ウクライナ・プレミアリーグを6回制覇し、さらにウズベキスタン年間最優秀選手賞を4回獲得。UEFAチャンピオンズリーグで初めて得点を決めたアジア人選手でもある。
ウズベキスタン代表ではアジアカップに3回出場し、2011年大会では4位入賞に貢献。61試合で34ゴールという記録を残している。ワールドカップ2010の予選では日本代表相手にゴールも決めた。
セルヴェル・ジェパロフ
所属したクラブ:パフタコール、ブニョドコル、FCソウル、城南FC、蔚山現代、ロコモティフ・タシケントなど
ウズベキスタン代表成績:128試合25ゴール
ウズベキスタン代表の歴史上最も多くの試合に出場した選手であるジェパロフ。左利きながら右足も遜色なく使うことができ、鋭いキックでゴールとアシストを量産する司令塔であった。
2002年からプレーした名門パフタコールで大ブレイクし、ウズベキスタンリーグを6連覇。その後急成長した強豪ブニョドコルへと引き抜かれて活躍し、国内屈指のアタッカーとして確固たる存在となった。
2010年からは国外へ進出し、韓国やサウジアラビアでプレー。2016年に一度帰国したもののさらにイラン、カザフスタンのリーグを経験し、2020年に現役を引退している。
スパイクを脱いだあとはすぐに指導者に転身し、現在はウズベキスタン代表のアシスタントコーチを務めている。
ヴィタリー・デニソフ
所属したクラブ:CSKAモスクワ、ドニプロ、ロコモティフ・モスクワ、ルビン・カザンなど
ウズベキスタン代表成績:72試合1ゴール
ウズベキスタン代表DFであったゲンナジー・デニソフの息子として生まれたヴィタリー・デニソフ。
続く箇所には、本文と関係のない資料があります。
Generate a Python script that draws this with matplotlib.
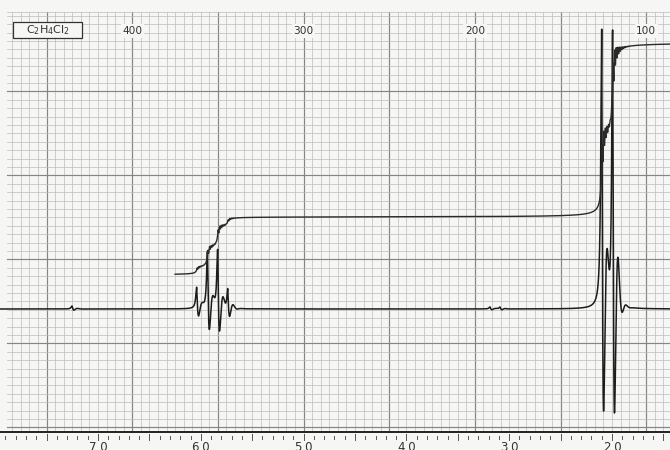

ユース時代からロシアで育ち、CSKAモスクワで2003年にプロ選手となった左サイドバックだ。
2007年に移籍したウクライナ・プレミアリーグのドニプロで7シーズンを戦い、さらにその後ロシアに戻ってロコモティフ・モスクワの主力として活躍を見せた。
2013-14シーズンにはロシア・プレミアリーグのベストイレブンに選ばれるなど高く評価され、ウズベキスタンの年間最優秀選手賞も獲得している。
ウズベキスタン代表でも2006年から2018年のワールドカップ予選まで長くプレーし、72試合に出場。アジアカップには2007年と2015年の2回参戦している。
オディル・アフメドフ
所属したクラブ:パフタコール、アンジ・マハチカラ、クラスノダール、上海上港など
ウズベキスタン代表成績:108試合21ゴール
イングランド・プレミアリーグのアーセナルが獲得に動いていたとも言われるウズベキスタンの名ボランチ。センターバックやアタッカーもこなすユーティリティプレーヤーで、タフなタックルや強烈なミドルシュートを得意としていた。
2006年に若くして名門パフタコールのトップチームに昇格し、ウズベキスタン代表にもデビュー。2011年のアジアカップで4位に入ったチームの中心人物として活躍したことから大きく評価を高めた。
イングランドやフランス、スペインなどからオファーを受ける中、ロシア・プレミアリーグのアンジ・マハチカラへと移籍。サミュエル・エトーらとともに活躍を見せ、その後クラスノダールや上海上港でプレーした。
ウズベキスタン代表でも長く中心的な選手として信頼を受け、2021年に代表引退するまで108試合に出場。2011年、2015年、そして2019年とアジアカップ3大会に参戦している。
ティムル・カパーゼ
所属したクラブ:パフタコール、ブニョドコル、仁川ユナイテッド、ロコモティフ・タシケントなど
ウズベキスタン代表成績:119試合10ゴール
カシモフやゲインリフ、シュクヴィリンなどの名選手もいるが、あえてここはウズベキスタンでアジアカップ4大会に出場したカパーゼを選出。代表119試合出場の経験を持ち、ジェパロフに更新されるまでは最多記録であった。
ジョージア系トルコ人の血を引くタフなボランチで、献身的なプレーとリーダーシップによって長年ウズベキスタン屈指の選手として活躍。
1998年からネフチ・フェルガナというクラブでデビュー。それからパフタコール、ブニョドコル、そして海外移籍…とジェパロフと同じようにキャリアを進めた。
2015年に現役引退してからは指導者に転身し、2021年からはウズベキスタンU-23代表を指揮。U23アジアカップに参戦するチームを率いて無敗・無失点での決勝進出を成し遂げた。